-- Records supplied --

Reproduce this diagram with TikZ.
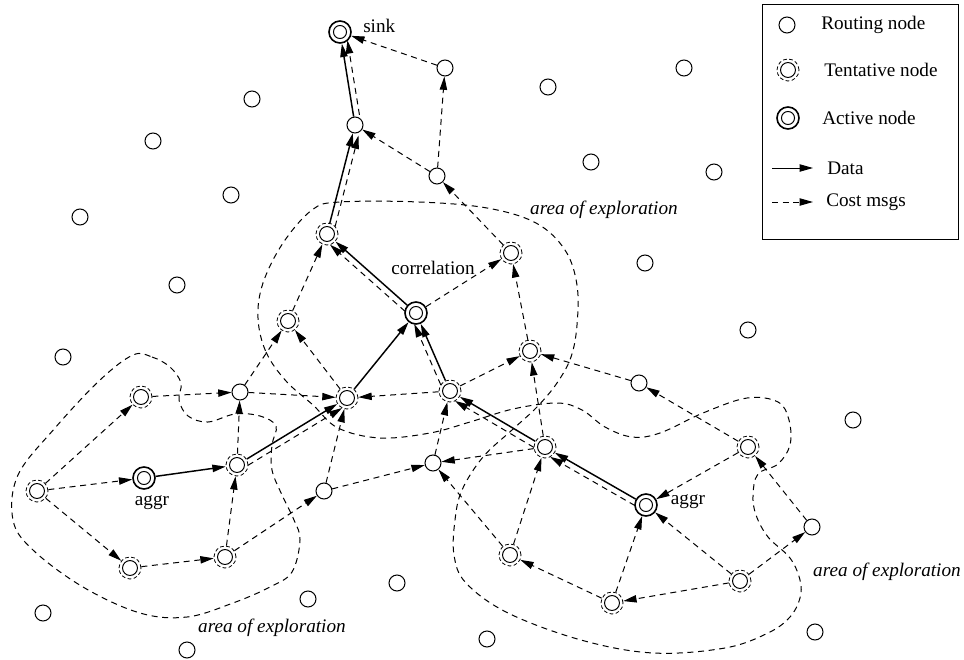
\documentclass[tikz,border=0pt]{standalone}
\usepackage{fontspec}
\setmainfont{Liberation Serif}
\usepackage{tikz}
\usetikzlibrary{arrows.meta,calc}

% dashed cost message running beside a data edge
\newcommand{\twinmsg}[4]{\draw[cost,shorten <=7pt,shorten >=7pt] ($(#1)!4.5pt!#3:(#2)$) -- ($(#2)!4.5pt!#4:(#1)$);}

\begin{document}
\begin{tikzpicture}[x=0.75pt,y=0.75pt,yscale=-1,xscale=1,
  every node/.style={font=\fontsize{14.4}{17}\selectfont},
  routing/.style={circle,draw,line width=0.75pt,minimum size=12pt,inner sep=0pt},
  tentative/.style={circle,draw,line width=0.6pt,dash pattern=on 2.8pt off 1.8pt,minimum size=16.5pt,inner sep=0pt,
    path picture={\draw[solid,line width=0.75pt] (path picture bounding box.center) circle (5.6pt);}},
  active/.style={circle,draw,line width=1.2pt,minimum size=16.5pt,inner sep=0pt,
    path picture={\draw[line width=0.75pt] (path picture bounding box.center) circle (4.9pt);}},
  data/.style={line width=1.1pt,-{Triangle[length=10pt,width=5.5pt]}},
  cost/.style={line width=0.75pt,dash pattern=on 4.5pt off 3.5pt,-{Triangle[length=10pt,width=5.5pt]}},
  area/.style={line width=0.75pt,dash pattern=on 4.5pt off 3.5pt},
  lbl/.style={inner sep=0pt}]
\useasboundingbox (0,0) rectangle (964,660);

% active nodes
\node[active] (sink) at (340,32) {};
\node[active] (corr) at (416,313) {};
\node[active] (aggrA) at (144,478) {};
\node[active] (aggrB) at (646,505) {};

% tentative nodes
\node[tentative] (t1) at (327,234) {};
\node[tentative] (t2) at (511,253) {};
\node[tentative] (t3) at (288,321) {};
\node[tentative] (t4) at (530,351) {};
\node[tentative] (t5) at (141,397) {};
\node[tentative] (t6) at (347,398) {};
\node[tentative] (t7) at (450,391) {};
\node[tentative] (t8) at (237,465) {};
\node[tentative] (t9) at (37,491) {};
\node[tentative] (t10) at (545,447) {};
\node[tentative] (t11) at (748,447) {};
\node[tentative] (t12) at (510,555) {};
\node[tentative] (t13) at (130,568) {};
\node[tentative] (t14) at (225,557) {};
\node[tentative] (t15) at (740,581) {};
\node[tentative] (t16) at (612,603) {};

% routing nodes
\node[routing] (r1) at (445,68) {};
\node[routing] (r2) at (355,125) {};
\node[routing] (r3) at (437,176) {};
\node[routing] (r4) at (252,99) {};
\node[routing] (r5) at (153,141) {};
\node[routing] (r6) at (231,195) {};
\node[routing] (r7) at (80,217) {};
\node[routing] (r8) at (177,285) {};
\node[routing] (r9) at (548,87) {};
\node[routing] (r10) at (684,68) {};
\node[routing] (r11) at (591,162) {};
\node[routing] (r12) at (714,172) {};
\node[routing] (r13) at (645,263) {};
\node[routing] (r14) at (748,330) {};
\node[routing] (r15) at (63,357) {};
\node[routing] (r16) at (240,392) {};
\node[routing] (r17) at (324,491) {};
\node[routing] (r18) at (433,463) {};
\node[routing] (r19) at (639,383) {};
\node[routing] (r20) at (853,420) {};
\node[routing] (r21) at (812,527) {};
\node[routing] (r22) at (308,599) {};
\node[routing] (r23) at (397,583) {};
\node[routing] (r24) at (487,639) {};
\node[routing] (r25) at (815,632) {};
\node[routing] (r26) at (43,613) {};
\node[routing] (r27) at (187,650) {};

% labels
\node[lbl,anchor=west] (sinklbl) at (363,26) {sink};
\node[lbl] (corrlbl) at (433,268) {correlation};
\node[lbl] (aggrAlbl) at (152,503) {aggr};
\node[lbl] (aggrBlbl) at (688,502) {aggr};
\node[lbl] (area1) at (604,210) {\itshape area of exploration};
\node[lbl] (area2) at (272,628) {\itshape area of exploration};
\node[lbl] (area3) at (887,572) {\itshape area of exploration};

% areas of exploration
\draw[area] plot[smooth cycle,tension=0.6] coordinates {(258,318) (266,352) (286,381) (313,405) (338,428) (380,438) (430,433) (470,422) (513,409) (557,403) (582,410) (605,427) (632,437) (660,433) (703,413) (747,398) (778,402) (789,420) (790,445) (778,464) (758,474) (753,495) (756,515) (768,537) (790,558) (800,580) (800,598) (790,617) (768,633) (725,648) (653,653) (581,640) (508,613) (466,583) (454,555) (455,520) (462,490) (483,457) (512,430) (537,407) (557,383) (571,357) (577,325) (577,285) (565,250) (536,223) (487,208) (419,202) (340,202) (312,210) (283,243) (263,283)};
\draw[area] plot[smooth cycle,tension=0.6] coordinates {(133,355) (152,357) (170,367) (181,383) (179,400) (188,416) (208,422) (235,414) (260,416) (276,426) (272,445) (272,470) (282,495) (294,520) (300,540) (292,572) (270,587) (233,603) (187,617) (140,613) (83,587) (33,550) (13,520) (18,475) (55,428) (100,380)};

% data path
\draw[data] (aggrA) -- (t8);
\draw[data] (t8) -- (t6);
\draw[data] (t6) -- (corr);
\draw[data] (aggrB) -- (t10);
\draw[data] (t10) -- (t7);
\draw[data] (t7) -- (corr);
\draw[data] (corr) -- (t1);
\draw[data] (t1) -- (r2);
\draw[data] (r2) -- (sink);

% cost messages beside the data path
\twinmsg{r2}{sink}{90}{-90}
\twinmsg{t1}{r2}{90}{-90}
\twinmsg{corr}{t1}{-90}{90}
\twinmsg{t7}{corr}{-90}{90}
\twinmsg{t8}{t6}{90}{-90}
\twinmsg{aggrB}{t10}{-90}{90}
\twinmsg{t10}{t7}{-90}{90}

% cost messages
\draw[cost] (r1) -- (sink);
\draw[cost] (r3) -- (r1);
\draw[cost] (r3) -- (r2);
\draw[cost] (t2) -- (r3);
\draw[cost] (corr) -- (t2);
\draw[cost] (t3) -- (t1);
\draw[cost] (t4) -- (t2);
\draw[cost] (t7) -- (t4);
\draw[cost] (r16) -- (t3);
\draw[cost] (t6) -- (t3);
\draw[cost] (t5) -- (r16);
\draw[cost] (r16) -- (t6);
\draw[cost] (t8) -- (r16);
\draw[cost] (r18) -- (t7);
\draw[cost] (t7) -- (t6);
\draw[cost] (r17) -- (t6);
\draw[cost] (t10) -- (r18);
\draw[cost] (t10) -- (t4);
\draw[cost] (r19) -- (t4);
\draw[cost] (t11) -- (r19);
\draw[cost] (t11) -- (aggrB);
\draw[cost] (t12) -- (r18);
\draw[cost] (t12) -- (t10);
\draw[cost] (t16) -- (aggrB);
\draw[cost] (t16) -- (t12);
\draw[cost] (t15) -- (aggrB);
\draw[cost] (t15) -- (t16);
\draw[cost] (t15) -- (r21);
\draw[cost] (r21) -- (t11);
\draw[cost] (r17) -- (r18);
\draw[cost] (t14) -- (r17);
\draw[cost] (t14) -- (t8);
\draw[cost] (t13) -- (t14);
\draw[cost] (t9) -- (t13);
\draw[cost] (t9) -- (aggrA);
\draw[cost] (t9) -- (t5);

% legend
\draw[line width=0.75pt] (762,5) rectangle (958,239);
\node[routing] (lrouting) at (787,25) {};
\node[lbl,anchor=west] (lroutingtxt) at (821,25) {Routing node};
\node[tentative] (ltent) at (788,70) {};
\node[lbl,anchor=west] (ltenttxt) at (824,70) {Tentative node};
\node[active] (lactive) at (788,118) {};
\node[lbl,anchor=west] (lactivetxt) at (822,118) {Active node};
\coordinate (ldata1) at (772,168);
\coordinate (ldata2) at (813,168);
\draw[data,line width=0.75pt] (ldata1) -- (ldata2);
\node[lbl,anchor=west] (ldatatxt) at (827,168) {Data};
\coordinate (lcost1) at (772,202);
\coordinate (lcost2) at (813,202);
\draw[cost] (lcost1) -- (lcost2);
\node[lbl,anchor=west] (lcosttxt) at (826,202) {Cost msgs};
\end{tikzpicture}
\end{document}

--

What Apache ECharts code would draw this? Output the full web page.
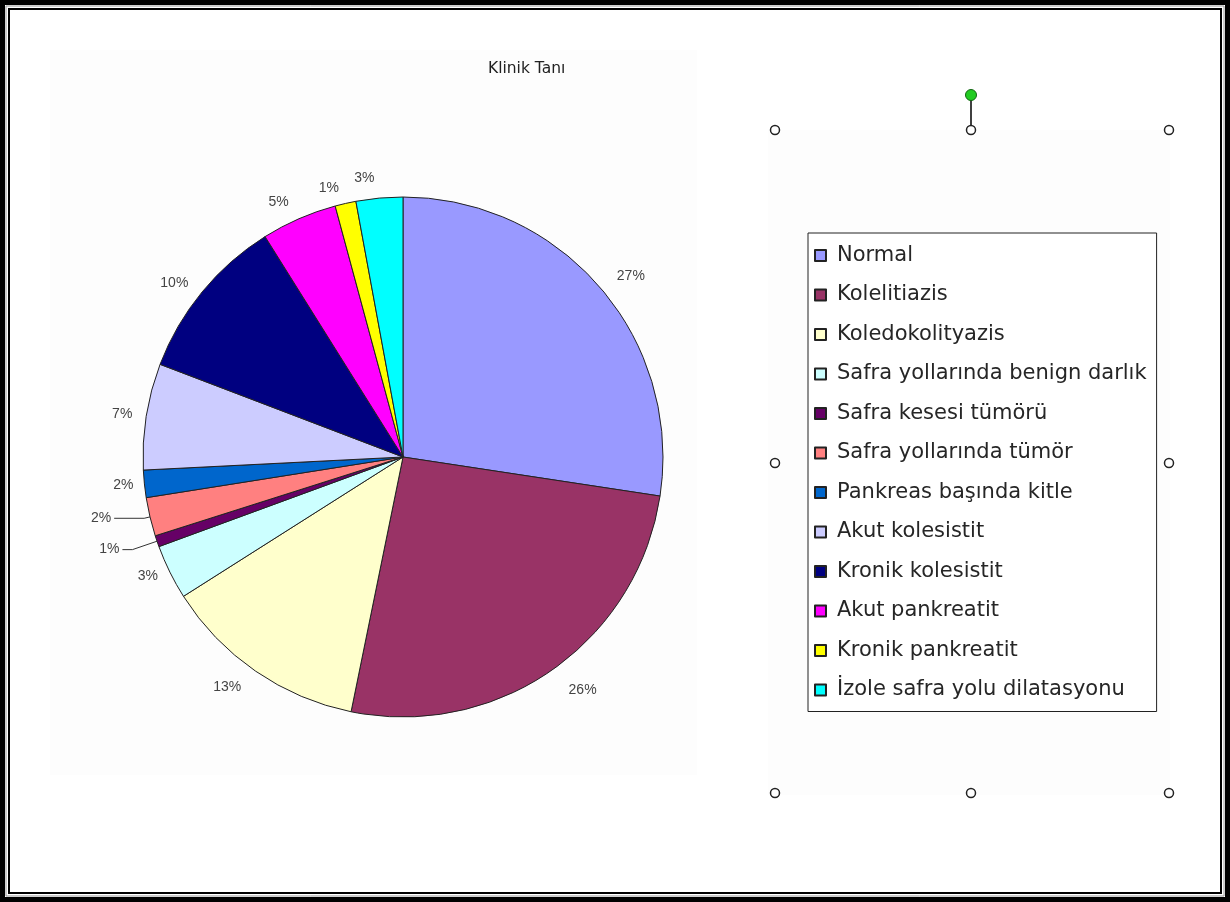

-- Aim --
Leave out the pictures and give again exactly the lines from the one with "Reproduce this diagram with TikZ." through the one with "<=7pt,shorten >=7pt] ($(#1)!4.5pt!#3:(#2)$)", and no others.

-- Exercise response --
Reproduce this diagram with TikZ.
\documentclass[tikz,border=0pt]{standalone}
\usepackage{fontspec}
\setmainfont{Liberation Serif}
\usepackage{tikz}
\usetikzlibrary{arrows.meta,calc}

% dashed cost message running beside a data edge
\newcommand{\twinmsg}[4]{\draw[cost,shorten <=7pt,shorten >=7pt] ($(#1)!4.5pt!#3:(#2)$) -- ($(#2)!4.5pt!#4:(#1)$);}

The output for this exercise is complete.